Potensi BMKT di Indonesia
Beberapa arsip di negara-negara Eropa dan China mencatat juga bahwa proses perdagangan ke Nusantara berlangsung selama ratusan tahun. Selain itu pada laporan-laporan arsip tersebut juga tercatat bahwa banyak kapal dagang yang tenggelam di sepanjang wilayah perairan Indonesia. Penyebab tenggelamnya kapal bisa diakibatkan oleh berbagai macam faktor, seperti misalnya badai, perang, maupun karena kelalaian awak kapal (Utomo, 2008: 18). Pernyataan ini semakin kuat dengan data penelitian yang dilakukan oleh sepanjang perairan Indonesia Berdasarkan riset Kementeiran Kelautan dan Perikanan pada tahun 2014, diperkiraran ada sekitar 463 titik lokasi BMKT di perairan Indoensia, termasuk di Batam, Bintan, Karimun, Lingga dan Natuna. Namun jumlah titik tersebut baru yang teridentifikasi. Mengingat luasnya laut di Indonesia yang menjadi jalur pelayaran dunia diproyeksikan sekitar 700 sampai 800 titik harta karun yang potensial untuk diangkat. Berbeda dengan data yang di sampaikan oleh Badan PBB UNESCO, yang mengatakan bahwa terdapat lebih dari 3.000 titik kapal tenggelam yang berisi BMKT di perairan Indonesia.

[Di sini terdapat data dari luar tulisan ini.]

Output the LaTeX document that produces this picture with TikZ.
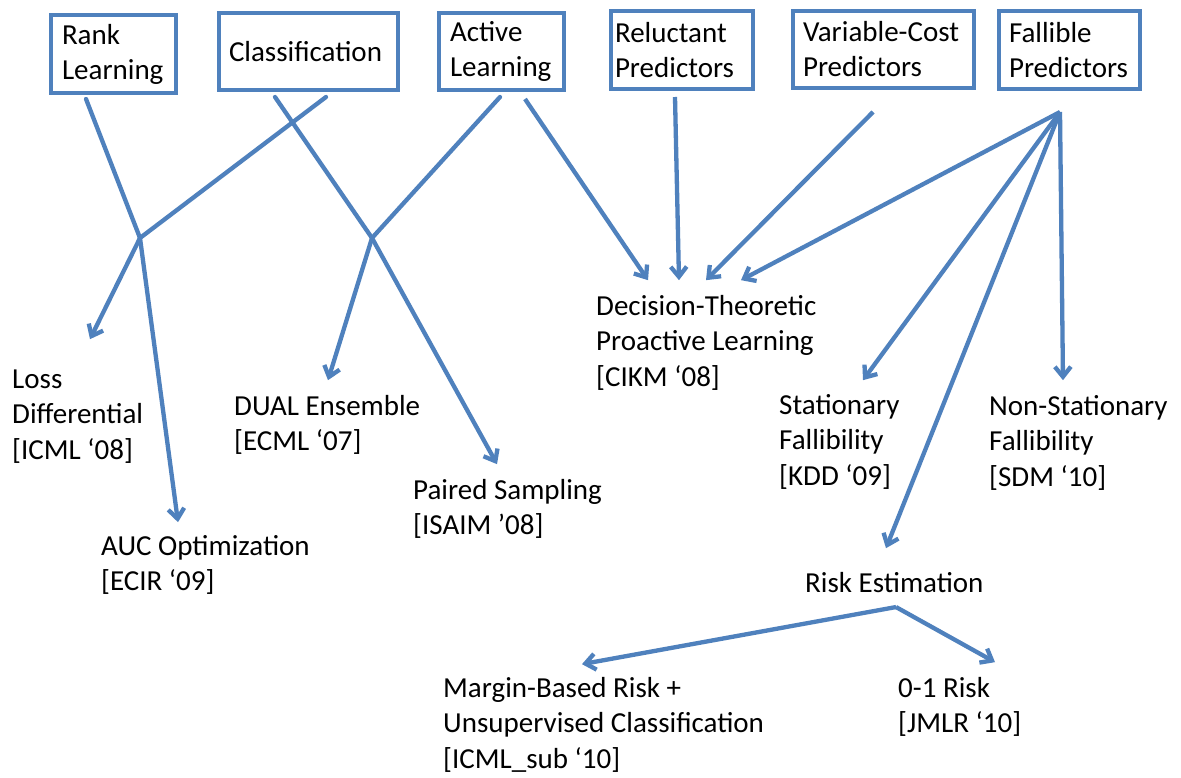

Pada umumnya kapal-kapal tersebut membawa kargo, baik berupa komoditi dagang maupun untuk kepentingan agama. Kapal-kapal yang datang dari Asia Barat dan Asia Selatan umumnya membawa barang-barang kaca, manik-manik dari batu mulia, arca-arca batu/ logam, sutera, dan barang-barang seni lainnya. Sementara dari Asia Timur (Cina), barang-barang yang dibawa berupa keramik, emas, dan lain-lain. Ketika kembali ke negara asalnya, kapal-kapal tersebut membawa komoditi yang berasal dari beberapa pulau di Nusantara, seperti kapur barus, damar, kayu cendana, pala, lada, kemenyan, mutiara, gading gajah, dan lain-lain (Wolters, 1974).
Dengan banyaknya jumlah kapal tenggelam di wilayah perairan Indonesia yang memuat barang-barang berharga, bernilai sejarah dan budaya berpotensi memberikan nilai ekonomis yang besar bagi Indonesia. . Nilai ekonomi harta karun sangat fantastis. Harga perkepping rata-rata mencapai 1000 USD. Satiap satu kargo kapal tenggelam memuat puluhan ribu keping benda berharga. Diperkirakan nilai keseluruhan BMKT di Indonesia mencapai US$ 40.000.000 (Lasabuda, 2013).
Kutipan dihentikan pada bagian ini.